The morning was fading. I finally made it to Lake Lacawac, taking a mile loop from the trailhead that started out easy and quickly became demanding. The lake is a 52-acre vestige of our very ancient past. It has been called “the southernmost unpolluted glacial lake in North America.” Its waters are so pure that today it is a center of international research on preserving and protecting lakes.

I’ve only scratched the surface of this ice-created wonder of a place, and will surely be back.

Carol Hillestad is a hike leader and writer for Get Outdoors Poconos, a grant-funded series administered by Brodhead Watershed Association.

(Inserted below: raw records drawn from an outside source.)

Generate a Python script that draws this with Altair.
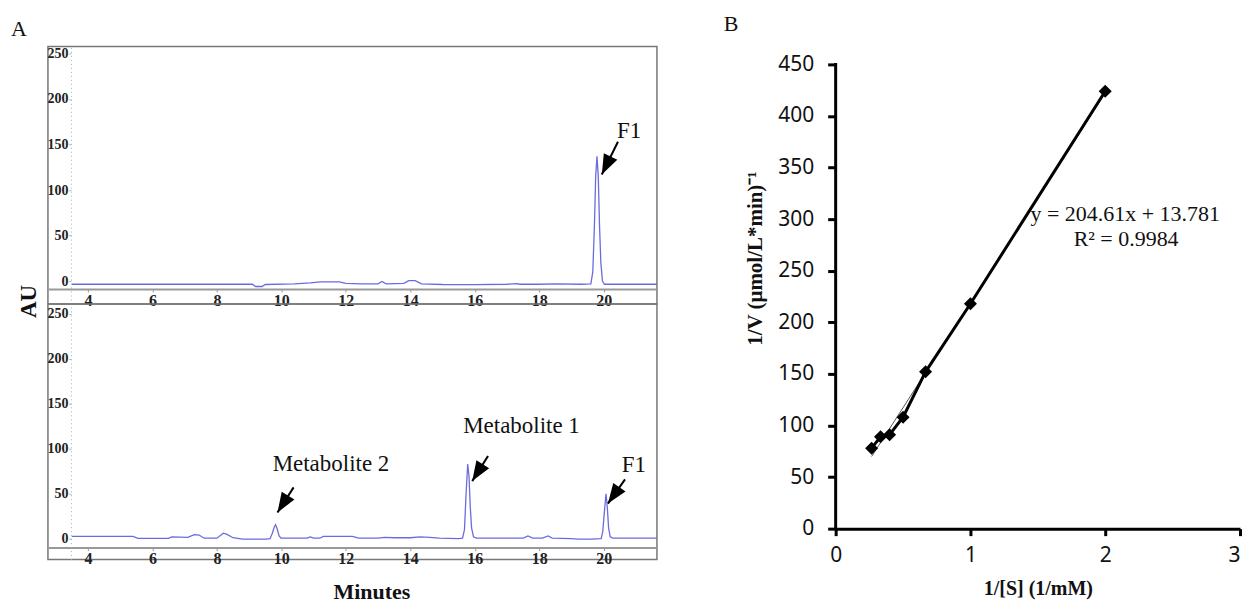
import altair as alt
import pandas as pd

# ---------------- Panel A: HPLC chromatograms ----------------
minute_ticks = [4, 6, 8, 10, 12, 14, 16, 18, 20]
au_ticks = [0, 50, 100, 150, 200, 250]

# upper trace (F1 standard)
top_min = [3.5, 5.0, 7.0, 9.1, 9.2, 9.4, 9.5, 10.4, 10.9, 11.2, 11.5, 11.8, 12.0, 12.5,
           13.0, 13.12, 13.25, 13.8, 13.95, 14.15, 14.35, 15.0, 16.0, 17.0, 17.3, 17.4,
           18.0, 18.5, 19.3, 19.6, 19.66, 19.71, 19.75, 19.79, 19.83, 19.87, 19.91, 19.96,
           20.02, 21.0, 21.65]
top_au = [-3.5, -3.5, -3.5, -3.5, -6, -6, -3.8, -3, -2, -1, -0.8, -1, -2.5, -3,
          -3, -0.5, -3, -2.5, 0.5, 0.5, -3, -3.8, -4, -3.5, -2.8, -3.5,
          -3.5, -3.2, -3.5, -3, 10, 60, 115, 137, 115, 60, 20, 0,
          -3.5, -3.5, -3.5]

# lower trace (incubation sample)
bot_min = [3.5, 5.4, 5.55, 6.5, 6.6, 7.1, 7.3, 7.45, 7.6, 8.0, 8.2, 8.3, 8.5, 8.8,
           9.5, 9.65, 9.72, 9.78, 9.82, 9.87, 9.93, 9.99, 10.15, 10.8, 10.9, 11.0, 11.2,
           11.3, 12.2, 12.4, 13.0, 13.2, 13.5, 14.0, 14.3, 14.6, 14.9, 15.5, 15.62, 15.68,
           15.73, 15.78, 15.82, 15.86, 15.9, 15.96, 16.05, 17.5, 17.65, 17.8, 18.1, 18.27,
           18.4, 19.0, 19.2, 19.6, 19.92, 19.97, 20.02, 20.07, 20.11, 20.15, 20.2, 20.28,
           21.65]
bot_au = [2.5, 2.5, 0.3, 0.3, 2, 1.5, 4.5, 4, 0.5, 0.5, 6, 5, 1, -0.5,
          -0.5, 0, 6, 13, 15.5, 11, 3, 0.5, 0.5, 0.5, 2, 0.5, 0.5,
          2.5, 2.5, 0.5, 0.5, 1.5, 1, 1, 2, 1.5, 0.5, 0, 0.5, 10,
          50, 83, 70, 35, 12, 2, 0.5, 0.5, 3, 0.5, 0.5, 3,
          0.5, 0, -0.5, -0.5, 0, 8, 30, 50, 35, 12, 2, 0.5,
          0.5]

# annotations (upper panel)
top_lab_text = ["F1"]
top_lab_min = [20.41]
top_lab_au = [164.5]
top_tail_min = [20.44]
top_tail_au = [153]
top_tip_min = [19.94]
top_tip_au = [117]
top_angle = [206]

# annotations (lower panel)
bot_lab_text = ["Metabolite 2", "Metabolite 1", "F1"]
bot_lab_min = [9.73, 15.64, 20.56]
bot_lab_au = [83, 125.6, 82]
bot_tail_min = [10.38, 16.41, 20.66]
bot_tail_au = [57, 92, 66]
bot_tip_min = [9.88, 15.92, 20.13]
bot_tip_au = [29, 64, 39]
bot_angle = [212, 212, 215]

# ---------------- Panel B: Lineweaver-Burk ----------------
inv_s = [0.267, 0.333, 0.4, 0.5, 0.667, 1.0, 2.0]
inv_v = [78, 89, 91, 108, 152, 218, 424]
b_xticks = [0, 1, 2, 3]
b_yticks = [0, 50, 100, 150, 200, 250, 300, 350, 400, 450]
eq_text = ["y = 204.61x + 13.781", "R\u00b2 = 0.9984"]
eq_x = [2.148, 2.155]
eq_y = [304.8, 280.6]

SERIF = "Liberation Serif"
TRACE = "#6b6be0"
ARROW_PATH = "M0,0 L0.75,2 L-0.75,2 Z"


def chromatogram(tmin, au, ydom, height, xoff, lab, tail, tip, angles, yaxis_extra, xaxis_extra, title=None):
    xs = alt.Scale(domain=[2.76, 21.65], nice=False, zero=False)
    ys = alt.Scale(domain=ydom, nice=False, zero=False)
    xax = alt.Axis(values=minute_ticks, offset=xoff, domainColor="#999999", domainWidth=2,
                   tickColor="#999999", tickSize=3, labelPadding=0, labelFont=SERIF,
                   labelFontWeight="bold", labelFontSize=16, labelColor="#222222",
                   grid=False, **xaxis_extra)
    yax = alt.Axis(values=au_ticks, offset=-23, domainColor="#aaaaaa", domainDash=[1, 3],
                   domainWidth=1, tickColor="#aaaaaa", tickSize=2, labelPadding=1,
                   labelFont=SERIF, labelFontWeight="bold", labelFontSize=14,
                   labelColor="#222222", grid=False, **yaxis_extra)
    X = lambda f: alt.X(f, scale=xs, axis=xax)
    Y = lambda f: alt.Y(f, scale=ys, axis=yax)

    trace = alt.Chart(pd.DataFrame({"t": tmin, "au": au})).mark_line(
        color=TRACE, strokeWidth=1.3, clip=True
    ).encode(x=X("t:Q"), y=Y("au:Q"))

    arr_df = pd.DataFrame({"t": tail[0], "au": tail[1], "t2": tip[0], "au2": tip[1], "ang": angles})
    shaft = alt.Chart(arr_df).mark_rule(color="black", strokeWidth=2).encode(
        x=X("t:Q"), y=Y("au:Q"), x2="t2:Q", y2="au2:Q")
    head = alt.Chart(arr_df).mark_point(shape=ARROW_PATH, filled=True, color="black",
                                        opacity=1, size=400, strokeWidth=0).encode(
        x=X("t2:Q"), y=Y("au2:Q"), angle=alt.Angle("ang:Q", scale=None))
    txt = alt.Chart(pd.DataFrame({"t": lab[1], "au": lab[2], "label": lab[0]})).mark_text(
        align="left", baseline="middle", font=SERIF, fontSize=23, color="#111111"
    ).encode(x=X("t:Q"), y=Y("au:Q"), text="label:N")

    props = dict(width=610, height=height,
                 view=alt.ViewBackground(stroke="#777777", strokeWidth=1.5))
    if title is not None:
        props["title"] = title
    return alt.layer(trace, shaft, head, txt).properties(**props)


top = chromatogram(
    top_min, top_au, [-25.2, 257.7], 258, -15,
    (top_lab_text, top_lab_min, top_lab_au), (top_tail_min, top_tail_au),
    (top_tip_min, top_tip_au), top_angle,
    dict(title="AU", titleFont=SERIF, titleFontWeight="bold", titleFontSize=23,
         titleColor="#111111", titleX=-42, titleY=255, titleAngle=270,
         titleBaseline="middle", titleAlign="center"),
    dict(title=None),
    title=alt.TitleParams("A", anchor="start", frame="group", dx=-37, offset=5, font=SERIF,
                          fontSize=22, fontWeight="normal", color="#111111"),
)

bottom = chromatogram(
    bot_min, bot_au, [-23.3, 261.0], 256, -12,
    (bot_lab_text, bot_lab_min, bot_lab_au), (bot_tail_min, bot_tail_au),
    (bot_tip_min, bot_tip_au), bot_angle,
    dict(title=None),
    dict(title="Minutes", titleFont=SERIF, titleFontWeight="bold", titleFontSize=22,
         titleColor="#111111", titlePadding=15, titleX=324, titleAlign="center"),
)

panel_a = alt.vconcat(top, bottom, spacing=0, bounds="flush")

# ---------------- Panel B chart ----------------
# plot area extends 18 px above the 450 line so that it lines up with panel A
B_H = 483
b_ymax = b_yticks[-1] + 18 * b_yticks[-1] / 465.0
bdf = pd.DataFrame({"x": inv_s, "y": inv_v})
bxs = alt.Scale(domain=[b_xticks[0], b_xticks[-1]], nice=False)
bys = alt.Scale(domain=[b_yticks[0], b_ymax], nice=False)
bxax = alt.Axis(values=b_xticks, domainColor="black", domainWidth=3, tickColor="black",
                tickWidth=3, tickSize=7, labelPadding=9, labelFont="Noto Sans",
                labelFontSize=21, labelColor="#111111", grid=False,
                labelAlign={"condition": {"test": "datum.value == 3", "value": "right"},
                            "value": "center"},
                title="1/[S] (1/mM)", titleFont=SERIF, titleFontWeight="bold",
                titleFontSize=20, titleColor="#111111", titlePadding=13)
byax = alt.Axis(values=b_yticks, domain=False, tickColor="black",
                tickWidth=3, tickSize=8, labelPadding=14, labelFont="Noto Sans",
                labelFontSize=21, labelColor="#111111", grid=False,
                title="1/V (\u03bcmol/L*min)\u207b\u00b9", titleFont=SERIF,
                titleFontWeight="bold", titleFontSize=21, titleColor="#111111",
                titlePadding=12, titleY=212, titleAlign="center")
BX = lambda f: alt.X(f, scale=bxs, axis=bxax)
BY = lambda f: alt.Y(f, scale=bys, axis=byax)

b_axis_line = alt.Chart(pd.DataFrame({"x": [b_xticks[0]], "y": [b_yticks[0]],
                                      "y2": [b_yticks[-1]]})).mark_rule(
    color="black", strokeWidth=3, strokeCap="square").encode(x=BX("x:Q"), y=BY("y:Q"), y2="y2:Q")
b_line = alt.Chart(bdf).mark_line(color="black", strokeWidth=3).encode(x=BX("x:Q"), y=BY("y:Q"))
b_reg = alt.Chart(bdf).transform_regression("x", "y").mark_line(
    color="#555555", strokeWidth=1).encode(x=BX("x:Q"), y=BY("y:Q"))
b_pts = alt.Chart(bdf).mark_point(shape="diamond", filled=True, color="black", opacity=1,
                                   size=170).encode(x=BX("x:Q"), y=BY("y:Q"))
b_eq = alt.Chart(pd.DataFrame({"x": eq_x, "y": eq_y, "label": eq_text})).mark_text(
    align="center", baseline="middle", font=SERIF, fontSize=22, color="#111111"
).encode(x=BX("x:Q"), y=BY("y:Q"), text="label:N")

panel_b = alt.layer(b_axis_line, b_reg, b_line, b_pts, b_eq).properties(
    width=405, height=B_H,
    view=alt.ViewBackground(stroke=None),
    title=alt.TitleParams("B", anchor="start", frame="group", dx=-112, offset=10, font=SERIF,
                          fontSize=22, fontWeight="normal", color="#111111"),
)

chart = alt.hconcat(panel_a, panel_b, spacing=66).properties(
    padding={"left": 2, "top": 5, "right": 0, "bottom": 0},
    background="white",
)

chart.save("out.html", embed_options={"renderer": "svg", "actions": False})
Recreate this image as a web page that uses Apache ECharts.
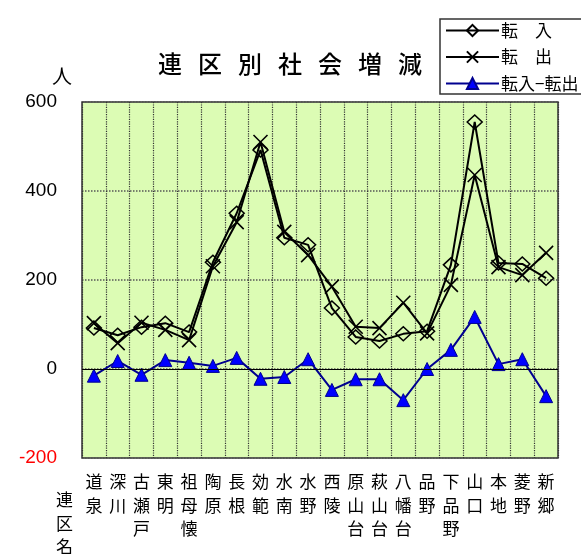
<!DOCTYPE html>
<html>
<head>
<meta charset="utf-8">
<script src="https://cdn.jsdelivr.net/npm/echarts@6/dist/echarts.min.js"></script>
<style>
html, body { margin: 0; padding: 0; background: #fff; }
#chart { width: 581px; height: 554px; }
</style>
</head>
<body>
<div id="chart"></div>
<script>
// 連区名
var districts = ['道泉', '深川', '古瀬戸', '東明', '祖母懐', '陶原', '長根', '効範', '水南', '水野',
    '西陵', '原山台', '萩山台', '八幡台', '品野', '下品野', '山口', '本地', '菱野', '新郷'];
// 転入
var tennyu = [92, 76, 94, 103, 83, 240, 350, 492, 295, 279,
    137, 72, 63, 79, 85, 234, 555, 238, 236, 204];
// 転出
var tenshutsu = [103, 58, 104, 88, 65, 231, 330, 510, 308, 256,
    185, 95, 92, 149, 80, 189, 436, 229, 211, 261];
// 転入-転出
var sagaku = [-15, 18, -13, 20, 14, 7, 25, -22, -18, 22,
    -47, -23, -23, -70, 0, 43, 117, 11, 22, -61];

var titleText = '連区別社会増減';

var numFont = 'Liberation Sans, Arial, sans-serif';
var jpFont = 'Noto Sans CJK JP, sans-serif';

var mychart = echarts.init(document.getElementById('chart'));
var option = {
    animation: false,
    title: {
        // 文字間を広げる
        text: titleText.split('').map(function (c) { return '{c|' + c + '}'; }).join('{s|}'),
        left: 153,
        top: 47,
        textStyle: {
            rich: {
                c: { color: '#000', fontFamily: jpFont, fontSize: 24, fontWeight: 500 },
                s: { width: 16 }
            }
        }
    },
    legend: {
        orient: 'vertical',
        left: 440,
        top: 19,
        padding: [3, 8, 2, 5],
        itemWidth: 53,
        itemHeight: 14,
        itemGap: 9.5,
        borderColor: '#333',
        borderWidth: 1.5,
        backgroundColor: '#fff',
        data: ['転　入', '転　出', '転入−転出'],
        textStyle: {
            color: '#000',
            fontFamily: jpFont,
            fontSize: 17,
            padding: [0, 0, 0, -3]
        }
    },
    graphic: [
        {
            type: 'text',
            left: 52,
            top: 66,
            style: { text: '人', fontFamily: jpFont, fontSize: 20, fill: '#000' }
        },
        {
            type: 'text',
            left: 56,
            top: 488,
            style: { text: '連\n区\n名', fontFamily: jpFont, fontSize: 17, lineHeight: 23.5, fill: '#000' }
        }
    ],
    grid: {
        left: 82,
        right: 23,
        top: 102,
        bottom: 96,
        show: true,
        backgroundColor: '#dcfcb4',
        borderColor: '#333',
        borderWidth: 1.5
    },
    xAxis: {
        type: 'category',
        data: districts,
        axisLine: { show: false },
        axisTick: { show: false },
        splitLine: {
            show: true,
            lineStyle: { color: '#333', type: 'dotted', width: 1.2 }
        },
        axisLabel: {
            interval: 0,
            margin: 12,
            verticalAlign: 'top',
            color: '#000',
            fontFamily: jpFont,
            fontSize: 17,
            lineHeight: 23.5,
            formatter: function (v) { return v.split('').join('\n'); }
        }
    },
    yAxis: {
        type: 'value',
        min: -200,
        max: 600,
        interval: 200,
        axisLine: { show: false },
        axisTick: { show: false },
        splitLine: {
            lineStyle: { color: '#555', type: 'dotted', width: 1.5 }
        },
        axisLabel: {
            margin: 25,
            fontFamily: numFont,
            fontSize: 19,
            color: function (v) { return Number(v) < 0 ? '#ff0000' : '#000'; }
        }
    },
    series: [
        {
            name: '転　入',
            type: 'line',
            data: tennyu,
            symbol: 'diamond',
            symbolSize: [15, 14],
            lineStyle: { color: '#000', width: 2 },
            itemStyle: { color: 'rgba(0,0,0,0)', borderColor: '#000', borderWidth: 1.5 },
            z: 3,
            markLine: {
                silent: true,
                symbol: 'none',
                label: { show: false },
                lineStyle: { color: '#000', type: 'solid', width: 1.2 },
                data: [{ yAxis: 0 }]
            }
        },
        {
            name: '転　出',
            type: 'line',
            data: tenshutsu,
            symbol: 'path://M0,0L10,10M10,0L0,10',
            symbolSize: 14,
            lineStyle: { color: '#000', width: 2 },
            itemStyle: { color: 'rgba(0,0,0,0)', borderColor: '#000', borderWidth: 1.6 },
            z: 3
        },
        {
            name: '転入−転出',
            type: 'line',
            data: sagaku,
            symbol: 'triangle',
            symbolSize: 13,
            lineStyle: { color: '#000090', width: 2 },
            itemStyle: { color: '#0000ff', borderColor: '#000090', borderWidth: 1 },
            z: 4
        }
    ]
};
mychart.setOption(option);
</script>
</body>
</html>
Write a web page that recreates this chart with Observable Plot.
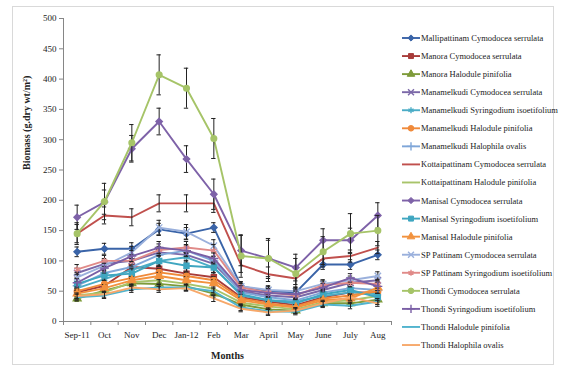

Comments from other hikers:

JOHN of New Jersey: Great hike. Wonderful spot. Will go back. Thanks!

LINDA: The trails were very well marked. Definitely a hike to return to, and explore the other trails!

FRED of Pocono Pines: Such nicely groomed trails.

PATTI of Canadensis: Great hike; thanks for sharing another amazing place to revisit!

ANONYMOUS: The deep woods experience of walking these trails was an unbelievable adventure. We saw some very pretty mushrooms (poisonous, I’m sure), and two orange salamanders or newts. We are still wondering what those were! It was peaceful and just a little spooky: probably my imagination, but I’m from Washington state, where cougars and bears share some of the reserved lands.